15. The refrigerator of claim 14, wherein the locking portion comprises an extension of the joint member that contacts the joint member connection bar when the joint member rotates a predetermined amount in the second rotational direction.

16. The refrigerator of claim 13, further comprising an elastic member that biases the joint member to rotate in the second rotational direction such that the joint member is pressed against the frictional member.

17. The refrigerator of claim 1, wherein the frictional member is formed of an elastic material.

18. The refrigerator of claim 1, wherein the frictional member has a concave frictional face, and wherein a convex frictional portion of the joint member contacts the frictional face of the frictional member.

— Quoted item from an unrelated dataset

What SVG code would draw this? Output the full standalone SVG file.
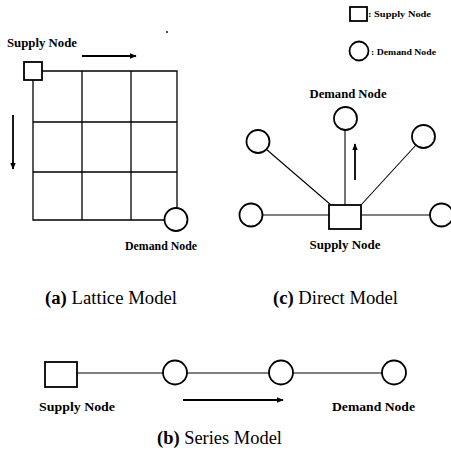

19. A refrigerator, comprising:

an ice duct formed in the refrigerator;

a duct cap for opening and closing the ice duct;

an opening and closing mechanism that moves the duct cap to open and close the ice duct; and

a friction-type time delay mechanism which delays a closing operation of the duct cap, wherein the time delay mechanism comprises:

a joint member that is coupled to the duct cap; and

a frictional member that contacts the joint member to impede movement of the joint member.

20. The refrigerator of claim 19, wherein a greater friction is developed between the joint member and the frictional member when the duct cap is moving from the open position to the closed position than when the duct cap is moving from the closed position to the open position.

21. The refrigerator of claim 20, wherein when the duct cap is moving from the closed position to the open position, contact between the joint member and the frictional member causes the joint member to rotate in a first direction which reduces friction between the joint member and the frictional member.

22. The refrigerator of claim 21, wherein when the duct cap is moving from the open to the closed position, contact between the joint member and the frictional member causes the joint member to rotate in a section direction which increases a friction between the joint member and the frictional member.